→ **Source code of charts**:
'''

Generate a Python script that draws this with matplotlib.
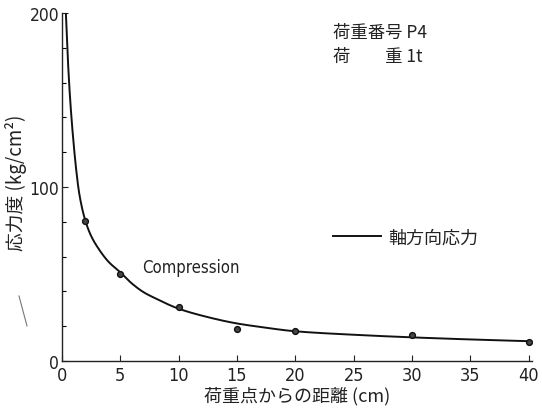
import matplotlib
matplotlib.use("Agg")
import matplotlib.pyplot as plt
from matplotlib.ticker import MultipleLocator
import numpy as np

plt.rcParams['font.family'] = ['Noto Sans CJK JP', 'DejaVu Sans']

# measured points
dist = [2, 5, 10, 15, 20, 30, 40]
stress = [80.5, 50, 31, 18.4, 17.2, 15, 11]

# fitted curve
curve_x = [0.35, 0.5, 0.7, 0.85, 1.0, 1.2, 1.5, 2.0, 2.5, 3.0, 4.0, 5.0, 6.0, 7.0,
           8.0, 10, 12, 15, 17, 20, 25, 30, 35, 40]
curve_y = [200, 176, 152, 138, 126, 112, 96, 81, 72, 66, 57, 51, 44.5, 39.5,
           36, 30, 26, 21.5, 19.5, 17, 15, 13.5, 12.3, 11.3]

xticks = [0, 5, 10, 15, 20, 25, 30, 35, 40]
yticks = [0, 100, 200]


def pchip(x, y, xs):
    """Monotone cubic (Fritsch-Carlson) rendering of the read-off curve."""
    x = np.asarray(x, float); y = np.asarray(y, float)
    h = np.diff(x); d = np.diff(y) / h
    m = np.zeros_like(y)
    for k in range(1, len(x) - 1):
        if d[k - 1] * d[k] > 0:
            w1 = 2 * h[k] + h[k - 1]; w2 = h[k] + 2 * h[k - 1]
            m[k] = (w1 + w2) / (w1 / d[k - 1] + w2 / d[k])
    m[0] = d[0]; m[-1] = d[-1]
    idx = np.clip(np.searchsorted(x, xs) - 1, 0, len(h) - 1)
    t = (xs - x[idx]) / h[idx]
    h00 = 2*t**3 - 3*t**2 + 1; h10 = t**3 - 2*t**2 + t
    h01 = -2*t**3 + 3*t**2; h11 = t**3 - t**2
    return h00*y[idx] + h10*h[idx]*m[idx] + h01*y[idx+1] + h11*h[idx]*m[idx+1]


fig = plt.figure(figsize=(5.42, 4.14), dpi=100)
ax = fig.add_axes([0.114, 0.126, 0.868, 0.840])

xs = np.geomspace(curve_x[0], curve_x[-1], 600)
ax.plot(xs, pchip(curve_x, curve_y, xs), color='#111111', lw=1.4, solid_capstyle='round')
ax.plot(dist, stress, 'o', ms=4.2, mfc='#444444', mec='#111111', mew=1.0, ls='none')

ax.set_xlim(0, 40.3)
ax.set_ylim(0, 200)
ax.set_xticks(xticks)
ax.set_yticks(yticks)
ax.yaxis.set_minor_locator(MultipleLocator(20))
ax.tick_params(axis='both', direction='in', length=4, width=0.8, labelsize=13,
               colors='#222222')
ax.tick_params(axis='y', which='minor', direction='in', length=3, width=0.8)
ax.tick_params(axis='y', labelsize=12.5)
ax.tick_params(axis='x', pad=4)
ax.tick_params(axis='y', pad=2)
for lab in ax.get_xticklabels() + ax.get_yticklabels():
    lab.set_family('DejaVu Sans')
    lab.set_fontstretch('condensed')
for s in ['top', 'right']:
    ax.spines[s].set_visible(False)
for s in ['left', 'bottom']:
    ax.spines[s].set_linewidth(1.0)
    ax.spines[s].set_color('#222222')

ax.set_xlabel('荷重点からの距離 (cm)', fontsize=13, labelpad=1, color='#222222')
ax.set_ylabel('応力度 (kg/cm²)', fontsize=13.5, color='#222222')
ax.yaxis.set_label_coords(-0.074, 0.515)

fig.text(333/542, 1-33/414, '荷重番号 P4', fontsize=12.5, va='center', ha='left', color='#222222')
fig.text(333/542, 1-57/414, '荷\u3000\u3000重 1t', fontsize=12.5, va='center', ha='left', color='#222222')
fig.lines.append(plt.Line2D([333/542, 381/542], [1-237/414, 1-237/414],
                            transform=fig.transFigure, color='#111111', lw=1.4))
fig.text(388/542, 1-239/414, '軸方向応力', fontsize=13, va='center', ha='left', color='#222222')
fig.text(142/542, 1-268/414, 'Compression', fontsize=12, va='center', ha='left',
         family='DejaVu Sans', fontstretch='condensed', color='#222222')

# scan streak
fig.lines.append(plt.Line2D([19/542, 27/542], [1-297/414, 1-327/414],
                            transform=fig.transFigure, color='#777777', lw=0.8))

fig.savefig('out.png', dpi=100)
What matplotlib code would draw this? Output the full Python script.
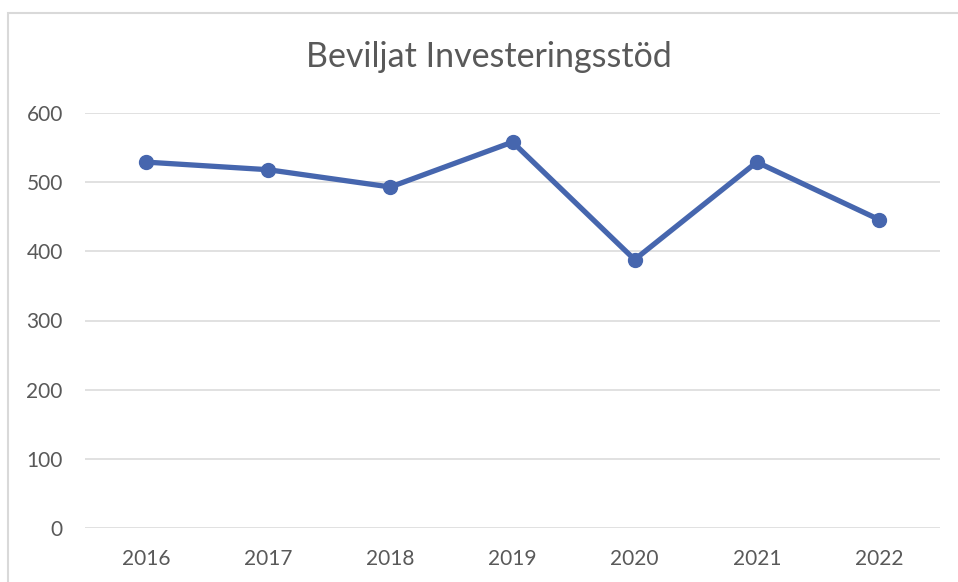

'''

→ **THE TASK**: Do not copy the pictures, but repeat every line exactly.

→ **COMPLETE RESPONSE**:
Generate a Python script that draws this with matplotlib.
import matplotlib
matplotlib.use("Agg")
import matplotlib.pyplot as plt
from matplotlib.ticker import MultipleLocator
import numpy as np

plt.rcParams['font.family'] = ['Noto Sans CJK JP', 'DejaVu Sans']

# measured points
dist = [2, 5, 10, 15, 20, 30, 40]
stress = [80.5, 50, 31, 18.4, 17.2, 15, 11]

# fitted curve
curve_x = [0.35, 0.5, 0.7, 0.85, 1.0, 1.2, 1.5, 2.0, 2.5, 3.0, 4.0, 5.0, 6.0, 7.0,
           8.0, 10, 12, 15, 17, 20, 25, 30, 35, 40]
curve_y = [200, 176, 152, 138, 126, 112, 96, 81, 72, 66, 57, 51, 44.5, 39.5,
           36, 30, 26, 21.5, 19.5, 17, 15, 13.5, 12.3, 11.3]

xticks = [0, 5, 10, 15, 20, 25, 30, 35, 40]
yticks = [0, 100, 200]


def pchip(x, y, xs):
    """Monotone cubic (Fritsch-Carlson) rendering of the read-off curve."""
    x = np.asarray(x, float); y = np.asarray(y, float)
    h = np.diff(x); d = np.diff(y) / h
    m = np.zeros_like(y)
    for k in range(1, len(x) - 1):
        if d[k - 1] * d[k] > 0:
            w1 = 2 * h[k] + h[k - 1]; w2 = h[k] + 2 * h[k - 1]
            m[k] = (w1 + w2) / (w1 / d[k - 1] + w2 / d[k])
    m[0] = d[0]; m[-1] = d[-1]
    idx = np.clip(np.searchsorted(x, xs) - 1, 0, len(h) - 1)
    t = (xs - x[idx]) / h[idx]
    h00 = 2*t**3 - 3*t**2 + 1; h10 = t**3 - 2*t**2 + t
    h01 = -2*t**3 + 3*t**2; h11 = t**3 - t**2
    return h00*y[idx] + h10*h[idx]*m[idx] + h01*y[idx+1] + h11*h[idx]*m[idx+1]


fig = plt.figure(figsize=(5.42, 4.14), dpi=100)
ax = fig.add_axes([0.114, 0.126, 0.868, 0.840])

xs = np.geomspace(curve_x[0], curve_x[-1], 600)
ax.plot(xs, pchip(curve_x, curve_y, xs), color='#111111', lw=1.4, solid_capstyle='round')
ax.plot(dist, stress, 'o', ms=4.2, mfc='#444444', mec='#111111', mew=1.0, ls='none')

ax.set_xlim(0, 40.3)
ax.set_ylim(0, 200)
ax.set_xticks(xticks)
ax.set_yticks(yticks)
ax.yaxis.set_minor_locator(MultipleLocator(20))
ax.tick_params(axis='both', direction='in', length=4, width=0.8, labelsize=13,
               colors='#222222')
ax.tick_params(axis='y', which='minor', direction='in', length=3, width=0.8)
ax.tick_params(axis='y', labelsize=12.5)
ax.tick_params(axis='x', pad=4)
ax.tick_params(axis='y', pad=2)
for lab in ax.get_xticklabels() + ax.get_yticklabels():
    lab.set_family('DejaVu Sans')
    lab.set_fontstretch('condensed')
for s in ['top', 'right']:
    ax.spines[s].set_visible(False)
for s in ['left', 'bottom']:
    ax.spines[s].set_linewidth(1.0)
    ax.spines[s].set_color('#222222')

ax.set_xlabel('荷重点からの距離 (cm)', fontsize=13, labelpad=1, color='#222222')
ax.set_ylabel('応力度 (kg/cm²)', fontsize=13.5, color='#222222')
ax.yaxis.set_label_coords(-0.074, 0.515)

fig.text(333/542, 1-33/414, '荷重番号 P4', fontsize=12.5, va='center', ha='left', color='#222222')
fig.text(333/542, 1-57/414, '荷\u3000\u3000重 1t', fontsize=12.5, va='center', ha='left', color='#222222')
fig.lines.append(plt.Line2D([333/542, 381/542], [1-237/414, 1-237/414],
                            transform=fig.transFigure, color='#111111', lw=1.4))
fig.text(388/542, 1-239/414, '軸方向応力', fontsize=13, va='center', ha='left', color='#222222')
fig.text(142/542, 1-268/414, 'Compression', fontsize=12, va='center', ha='left',
         family='DejaVu Sans', fontstretch='condensed', color='#222222')

# scan streak
fig.lines.append(plt.Line2D([19/542, 27/542], [1-297/414, 1-327/414],
                            transform=fig.transFigure, color='#777777', lw=0.8))

fig.savefig('out.png', dpi=100)
What matplotlib code would draw this? Output the full Python script.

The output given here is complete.